Ragam Inovasi SIAC untuk Tangani Kasus Arbitrase Internasional
Belajar dari SIAC:

Ragam Inovasi SIAC untuk Tangani Kasus Arbitrase Internasional

Sifat kedaruratan dalam penyelesaian sengketa dapat diakomodasi melalui Emergency Iinterim Relief.

Oleh:
Hamalatul Qur'ani
Bacaan 2 Menit
Ilustrasi penyelesaian sengketa. Ilustrator: HGW
Ilustrasi penyelesaian sengketa. Ilustrator: HGW

Kurang dari tiga dekade sejak kelahirannya, Singapore International Arbitration Centre (SIAC) telah tumbuh sebagai salah satu instansi global dengan beban penanganan perkara arbitrase tertinggi di dunia. Beragam inovasi yang memudahkan pihak yang berperkara tak henti-hentinya dikeluarkan.

Tidak heran bila Queen Mary University of London International Arbitration Survey (QMUL Survey) menobatkan SIAC sebagai the most preferred arbitral institution di Asia dan meraih peringkat ketiga di dunia. “Dalam kurun lima tahun terakhir, kita sudah menangani kasus yang melibatkan para pihak di lebih dari 100 yurisdiksi,” ungkap CEO SIAC, Lim Seok Hui dalam SIAC webcast, Rabu, (8/4).

Indonesia, termasuk negara dengan peringkat ketujuh setelah Switzerland, (Uni Emirat Arab) UAE, Brunei Darussalam, USA, China, Filipina dan India sebagai pengguna jasa SIAC terbanyak sepanjang 2019. Lim juga mengungkapkan, 80 persen kasus yang terdaftar dan ditangani SIAC adalah kasus berjangkauan internasional.

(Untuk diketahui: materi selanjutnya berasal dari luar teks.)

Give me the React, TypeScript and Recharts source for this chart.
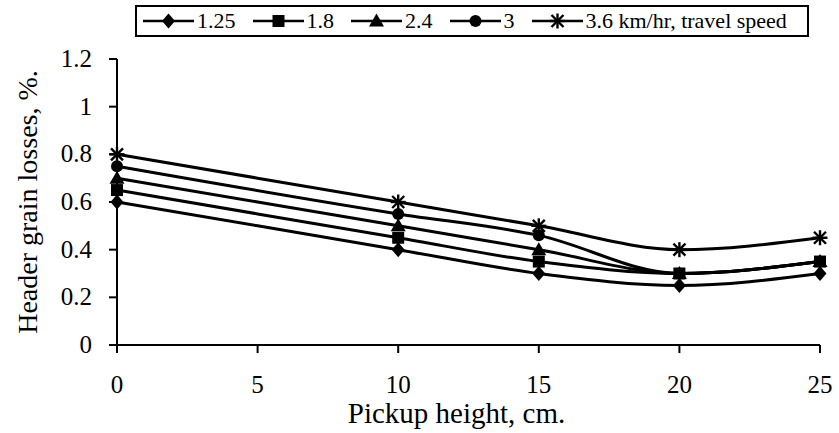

Seiring meningkatnya kepercayaan international users terhadap SIAC, ia menyebut jangka waktu pemeriksaan perkara oleh arbiter SIAC juga terus ditingkatkan. “Rata-rata waktu pemeriksaan kita bisa selesai dalam 12,4 hari,” terangnya.

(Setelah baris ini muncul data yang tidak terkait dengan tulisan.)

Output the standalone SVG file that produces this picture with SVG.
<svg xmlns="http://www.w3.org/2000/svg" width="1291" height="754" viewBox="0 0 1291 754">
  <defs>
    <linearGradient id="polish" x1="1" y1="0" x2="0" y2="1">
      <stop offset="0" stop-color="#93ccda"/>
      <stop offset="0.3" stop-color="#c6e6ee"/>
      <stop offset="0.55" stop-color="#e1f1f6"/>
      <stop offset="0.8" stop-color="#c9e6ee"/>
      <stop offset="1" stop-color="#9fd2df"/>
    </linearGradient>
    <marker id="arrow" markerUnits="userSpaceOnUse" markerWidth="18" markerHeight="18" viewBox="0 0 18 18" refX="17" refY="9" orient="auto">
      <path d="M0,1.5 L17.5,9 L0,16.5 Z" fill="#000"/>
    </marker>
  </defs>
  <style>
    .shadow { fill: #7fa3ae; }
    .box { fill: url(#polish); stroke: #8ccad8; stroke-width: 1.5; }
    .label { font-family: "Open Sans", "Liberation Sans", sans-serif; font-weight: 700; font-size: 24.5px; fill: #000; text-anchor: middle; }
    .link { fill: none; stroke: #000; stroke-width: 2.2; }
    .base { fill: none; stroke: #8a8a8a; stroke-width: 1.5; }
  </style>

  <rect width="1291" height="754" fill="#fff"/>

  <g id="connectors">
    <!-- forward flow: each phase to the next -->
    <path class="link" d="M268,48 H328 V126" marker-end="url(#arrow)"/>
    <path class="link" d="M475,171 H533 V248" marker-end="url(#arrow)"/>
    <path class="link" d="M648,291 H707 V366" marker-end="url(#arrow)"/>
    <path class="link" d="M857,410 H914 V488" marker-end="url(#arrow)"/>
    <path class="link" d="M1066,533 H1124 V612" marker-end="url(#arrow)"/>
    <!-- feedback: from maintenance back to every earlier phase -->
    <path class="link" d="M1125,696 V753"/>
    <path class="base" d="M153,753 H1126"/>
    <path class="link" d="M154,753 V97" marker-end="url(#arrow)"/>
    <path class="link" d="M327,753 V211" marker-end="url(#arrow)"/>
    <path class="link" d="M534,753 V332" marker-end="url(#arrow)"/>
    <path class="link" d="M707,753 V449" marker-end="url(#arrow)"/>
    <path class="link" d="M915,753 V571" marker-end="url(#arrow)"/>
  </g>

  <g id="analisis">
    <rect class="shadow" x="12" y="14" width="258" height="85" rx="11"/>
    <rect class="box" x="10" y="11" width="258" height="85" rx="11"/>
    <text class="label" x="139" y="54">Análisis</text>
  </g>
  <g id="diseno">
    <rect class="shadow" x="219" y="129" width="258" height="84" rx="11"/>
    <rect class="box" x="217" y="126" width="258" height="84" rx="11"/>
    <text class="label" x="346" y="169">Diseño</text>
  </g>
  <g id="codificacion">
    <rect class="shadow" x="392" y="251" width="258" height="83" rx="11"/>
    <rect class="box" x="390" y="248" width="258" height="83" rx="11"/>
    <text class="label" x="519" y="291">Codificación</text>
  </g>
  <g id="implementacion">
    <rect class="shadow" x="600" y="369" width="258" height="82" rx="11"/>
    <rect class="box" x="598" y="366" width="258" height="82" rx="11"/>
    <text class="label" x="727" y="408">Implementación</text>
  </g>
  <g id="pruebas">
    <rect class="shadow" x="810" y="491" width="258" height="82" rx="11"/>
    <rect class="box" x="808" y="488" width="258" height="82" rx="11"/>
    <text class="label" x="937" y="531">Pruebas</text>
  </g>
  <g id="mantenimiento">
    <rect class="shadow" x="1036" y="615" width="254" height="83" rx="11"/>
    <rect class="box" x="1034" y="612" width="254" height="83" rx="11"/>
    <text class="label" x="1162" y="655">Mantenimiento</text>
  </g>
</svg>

Lima tahun lalu, SIAC hanya mencatat penanganan perkara sebanyak 222 kasus. Bila dibandingkan dengan kasus masuk 2019, terjadi lonjakan perkara hingga 50 persen lebih dengan total 479 kasus dan nilai perkara mencapai AS$8.09 miliar. Peningkatan ini  diungkapkan President SIAC Court of Arbitration, Gary Born. Ada banyak pertumbuhan di seluruh aspek proses arbitrase di SIAC, seperti meningkatnya jumlah penunjukan emergency arbitrators (EA), peningkatan jumlah early dismissal,dan expedited procedure yang ditangani. “Setiap aspek penanganan perkara seperti joinder dan konsolidasi juga menunjukkan peningkatan peminat yang sangat tinggi dibandingkan tahun-tahun sebelumnya,” ungkapnya.

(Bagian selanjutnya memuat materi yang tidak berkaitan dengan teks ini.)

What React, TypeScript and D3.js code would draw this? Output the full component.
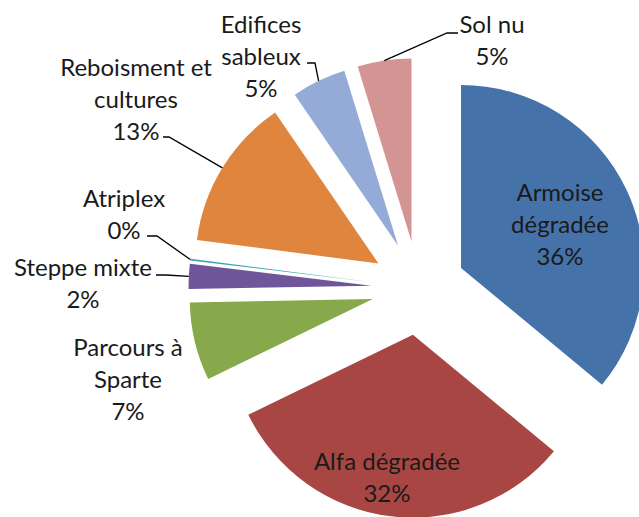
import React from 'react';
import * as d3 from 'd3';

const categories = [
  'Armoise dégradée',
  'Alfa dégradée',
  'Parcours à Sparte',
  'Steppe mixte',
  'Atriplex',
  'Reboisment et cultures',
  'Edifices sableux',
  'Sol nu',
];
const values = [36.0, 31.8, 6.9, 2.2, 0.15, 13.4, 4.8, 4.75];
const labelLines = [
  ['Armoise', 'dégradée'],
  ['Alfa dégradée'],
  ['Parcours à', 'Sparte'],
  ['Steppe mixte'],
  ['Atriplex'],
  ['Reboisment et', 'cultures'],
  ['Edifices', 'sableux'],
  ['Sol nu'],
];
const colors = ['#4672AA', '#A84643', '#87A84B', '#6F569A', '#3FA3B8', '#E0853E', '#93ABD6', '#D39493'];

// layout (not data)
const W = 639, H = 517;
const CX = 418.5, CY = 288, R = 183, EXPLODE = 47;
const labelPos: [number, number][] = [
  [560, 193], [387, 462], [128, 348], [83, 268], [124, 199], [136, 68], [261, 25], [492, 25],
];
// leader: [endX, endY, kneeX, kneeY] or null
const leaders: ([number, number, number, number] | null)[] = [
  null, null, null,
  [156, 275, 166, 275],
  [147, 236, 157, 236],
  [163, 137, 169, 137],
  [307, 63, 315, 63],
  [458, 33, 447, 33],
];

const LINE_H = 32;
const FONT = 'Lato, "Open Sans", sans-serif';
const FS = 24;

export default function App() {
  const total = d3.sum(values);
  const pie = d3.pie<number>().sort(null).value(d => d).startAngle(0).endAngle(2 * Math.PI);
  const arcs = pie(values);
  const arc = d3.arc<d3.PieArcDatum<number>>().innerRadius(0).outerRadius(R);

  return (
    <div style={{ position: 'absolute', left: 0, top: 0 }}>
      <svg width={W} height={H} style={{ display: 'block', background: '#fff' }}>
        {arcs.map((a, i) => {
          const mid = (a.startAngle + a.endAngle) / 2;
          const ox = EXPLODE * Math.sin(mid);
          const oy = -EXPLODE * Math.cos(mid);
          return (
            <path key={i} d={arc(a) || ''} fill={colors[i]} transform={`translate(${CX + ox},${CY + oy})`} />
          );
        })}
        {arcs.map((a, i) => {
          const L = leaders[i];
          if (!L) return null;
          const mid = (a.startAngle + a.endAngle) / 2;
          const px = CX + (EXPLODE + R) * Math.sin(mid);
          const py = CY - (EXPLODE + R) * Math.cos(mid);
          return (
            <polyline key={'l' + i} points={`${L[0]},${L[1]} ${L[2]},${L[3]} ${px},${py}`} fill="none" stroke="#000" strokeWidth={1.3} />
          );
        })}
        {arcs.map((a, i) => {
          const lines = [...labelLines[i], Math.round((values[i] / total) * 100) + '%'];
          const [x, y] = labelPos[i];
          return (
            <text key={'t' + i} x={x} y={y} textAnchor="middle" fontFamily={FONT} fontSize={FS} fill="#1a1a1a">
              {lines.map((ln, j) => (
                <tspan key={j} x={x} y={y + j * LINE_H} dy="0.35em">{ln}</tspan>
              ))}
            </text>
          );
        })}
      </svg>
    </div>
  );
}
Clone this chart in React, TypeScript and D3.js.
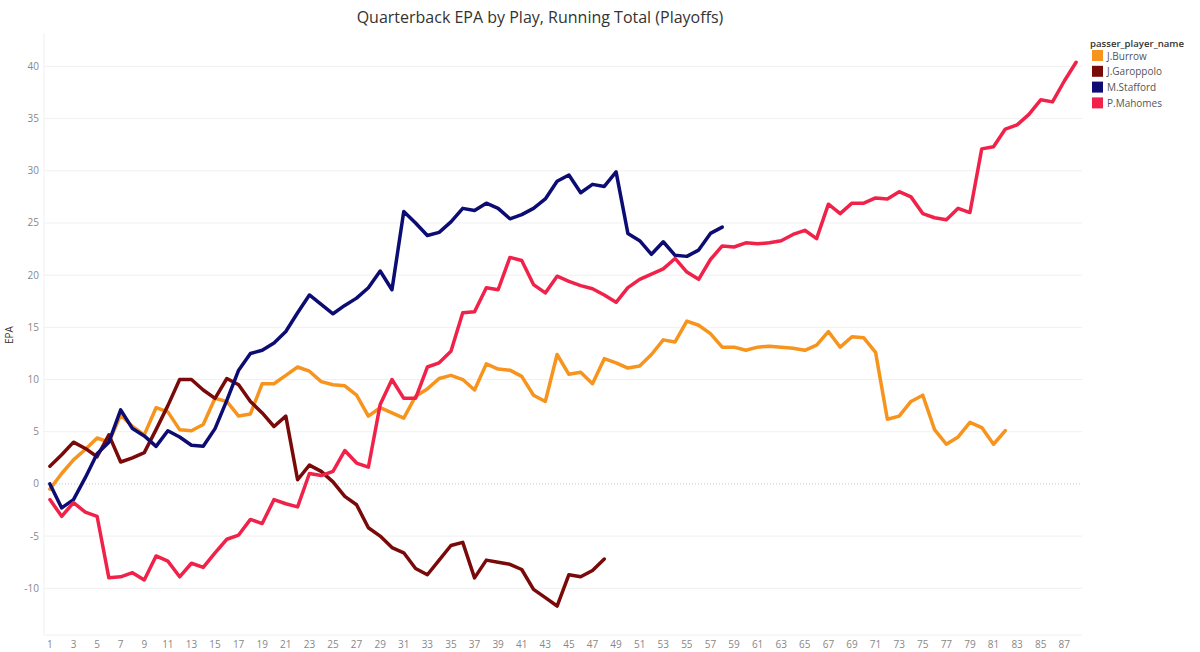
import React from "react";
import * as d3 from "d3";

const plays = d3.range(1, 89);
const xTicks = d3.range(1, 88, 2);
const yTicks = [-10, -5, 0, 5, 10, 15, 20, 25, 30, 35, 40];

const players = ["J.Burrow", "J.Garoppolo", "M.Stafford", "P.Mahomes"];
const colors = ["#F7941D", "#7A0A0A", "#0C0C73", "#F0224A"];

const burrow = [
  -0.5, 1.0, 2.3, 3.3, 4.4, 4.0, 6.6, 5.5, 4.7, 7.3, 6.9, 5.2, 5.1, 5.7, 8.2, 7.9, 6.5, 6.7, 9.6, 9.6,
  10.4, 11.2, 10.8, 9.8, 9.5, 9.4, 8.5, 6.5, 7.3, 6.8, 6.3, 8.4, 9.1, 10.1, 10.4, 10.0, 9.0, 11.5, 11.0, 10.9,
  10.3, 8.5, 7.9, 12.4, 10.5, 10.7, 9.6, 12.0, 11.6, 11.1, 11.3, 12.4, 13.8, 13.6, 15.6, 15.2, 14.4, 13.1, 13.1, 12.8,
  13.1, 13.2, 13.1, 13.0, 12.8, 13.3, 14.6, 13.1, 14.1, 14.0, 12.6, 6.2, 6.5, 7.9, 8.5, 5.2, 3.8, 4.5, 5.9, 5.4,
  3.8, 5.1,
];
const garoppolo = [
  1.7, 2.8, 4.0, 3.4, 2.6, 4.7, 2.1, 2.5, 3.0, 5.2, 7.5, 10.0, 10.0, 9.0, 8.2, 10.1, 9.5, 7.9, 6.8, 5.5,
  6.5, 0.4, 1.8, 1.2, 0.2, -1.2, -2.0, -4.2, -5.0, -6.1, -6.6, -8.1, -8.7, -7.3, -5.9, -5.6, -9.0, -7.3, -7.5, -7.7,
  -8.2, -10.1, -10.9, -11.7, -8.7, -8.9, -8.3, -7.2,
];
const stafford = [
  0.0, -2.3, -1.5, 0.6, 2.9, 4.0, 7.1, 5.3, 4.6, 3.6, 5.1, 4.5, 3.7, 3.6, 5.3, 8.0, 10.9, 12.5, 12.8, 13.5,
  14.6, 16.4, 18.1, 17.2, 16.3, 17.1, 17.8, 18.8, 20.4, 18.6, 26.1, 25.0, 23.8, 24.1, 25.1, 26.4, 26.2, 26.9, 26.4, 25.4,
  25.8, 26.4, 27.3, 29.0, 29.6, 27.9, 28.7, 28.5, 29.9, 24.0, 23.3, 22.0, 23.2, 21.9, 21.8, 22.4, 24.0, 24.6,
];
const mahomes = [
  -1.5, -3.1, -1.8, -2.7, -3.1, -9.0, -8.9, -8.5, -9.2, -6.9, -7.4, -8.9, -7.6, -8.0, -6.6, -5.3, -4.9, -3.4, -3.8, -1.5,
  -1.9, -2.2, 1.0, 0.8, 1.2, 3.2, 2.0, 1.6, 7.6, 10.0, 8.2, 8.2, 11.2, 11.6, 12.7, 16.4, 16.5, 18.8, 18.6, 21.7,
  21.4, 19.1, 18.3, 19.9, 19.4, 19.0, 18.7, 18.1, 17.4, 18.8, 19.6, 20.1, 20.6, 21.6, 20.3, 19.6, 21.5, 22.8, 22.7, 23.1,
  23.0, 23.1, 23.3, 23.9, 24.3, 23.5, 26.8, 25.9, 26.9, 26.9, 27.4, 27.3, 28.0, 27.5, 25.9, 25.5, 25.3, 26.4, 26.0, 32.1,
  32.3, 34.0, 34.4, 35.4, 36.8, 36.6, 38.6, 40.4,
];

const series = [burrow, garoppolo, stafford, mahomes];

const W = 1200;
const H = 652;
const plotLeft = 44;
const plotRight = 1082;
const plotTop = 33;
const plotBottom = 635;

export default function App() {
  const x = d3.scaleLinear().domain([0.5, 88.5]).range([plotLeft, plotRight]);
  const y = d3.scaleLinear().domain([-10, 40]).range([588.3, 66.4]);
  const line = d3
    .line<number>()
    .x((_, i) => x(plays[i]))
    .y((d) => y(d));
  const font = "'Open Sans', 'Liberation Sans', sans-serif";

  return (
    <div style={{ position: "fixed", left: 0, top: 0, width: W, height: H, background: "#fff" }}>
      <svg width={W} height={H} style={{ display: "block", fontFamily: font }}>
        <text x={540} y={23} textAnchor="middle" fontSize={16} fill="#333">
          Quarterback EPA by Play, Running Total (Playoffs)
        </text>
        {/* gridlines */}
        {yTicks
          .filter((t) => t !== 0)
          .map((t) => (
            <line key={t} x1={plotLeft} x2={plotRight} y1={y(t)} y2={y(t)} stroke="#f0f0f0" strokeWidth={1} />
          ))}
        <line x1={plotLeft} x2={plotRight} y1={y(0)} y2={y(0)} stroke="#c8c8c8" strokeWidth={1} strokeDasharray="1,2" />
        <line x1={plotLeft} x2={plotLeft} y1={plotTop} y2={plotBottom} stroke="#f0f0f0" strokeWidth={1} />
        <line x1={plotLeft} x2={plotRight} y1={plotBottom} y2={plotBottom} stroke="#f0f0f0" strokeWidth={1} />
        {/* y tick labels */}
        {yTicks.map((t) => (
          <text key={t} x={39} y={y(t) + 3.5} textAnchor="end" fontSize={10} fill="#888">
            {t}
          </text>
        ))}
        <text transform={`translate(13,${335}) rotate(-90)`} textAnchor="middle" fontSize={10} fill="#333">
          EPA
        </text>
        {/* x tick labels */}
        {xTicks.map((t) => (
          <text key={t} x={x(t)} y={648} textAnchor="middle" fontSize={10} fill="#888">
            {t}
          </text>
        ))}
        {/* lines */}
        {series.map((s, i) => (
          <path
            key={players[i]}
            d={line(s) || ""}
            fill="none"
            stroke={colors[i]}
            strokeWidth={3.5}
            strokeLinejoin="round"
            strokeLinecap="round"
          />
        ))}
        {/* legend */}
        <text x={1090} y={47} fontSize={9.6} fontWeight={600} fill="#333">
          passer_player_name
        </text>
        {players.map((p, i) => (
          <g key={p} transform={`translate(1092,${50 + i * 15.8})`}>
            <rect x={0} y={0} width={11} height={11} fill={colors[i]} />
            <text x={15} y={9.5} fontSize={10} fill="#555">
              {p}
            </text>
          </g>
        ))}
      </svg>
    </div>
  );
}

(Baca juga: SIAC Respons Positif Perwakilan Indonesia di Lembaga Arbitrase Internasional).

Hukumonline mencatat ada banyak gebrakan inovatif yang telah berupaya dikembangkan SIAC sejak awal berdirinya, demi memudahkan dan merespon setiap masukan dari pemangku kepentingan. Salah satu inovasi yang diperkenalkan melalui SIAC Rules 2010 dan banyak diminati adalah Emergency Interim Relief (EIR).

Melalui EIR, hilang atau musnahnya aset yang menjadi objek sengketa arbitrase dapat diantisipasi sebelum tribunal arbitrase dibentuk, sehingga risiko kehilangan aset ketika arbitral award nantinya dikeluarkan akan semakin kecil. Sifat darurat dari pelaksanaan EIR ini, melibatkan arbiter yang sifat pengangkatannya juga dilakukan secara darurat. Arbiter tersebut dikenal sebagai emergency arbitrators (EA).

EIR lahir sebagai jawaban atas sulitnya eksekusi asset pasca putusan arbitrase dikeluarkan, padahal biaya dan effort yang dikeluarkan untuk memenangkan perkara tentu tidak sedikit. Sejak awal diperkenalkan hingga 2019, sebanyak 94 permohonan EA sudah diterima SIAC, 10 di antaranya merupakan permohonan yang diajukan sepanjang 2019. Paling besar, permohonan EA berkaitan dengan sektor korporasi (39 persen), commercial (14 persen), konstruksi/infrastruktur/engineering (13 persen), perdagangan (12 persen), dan maritime/shipping (9 persen).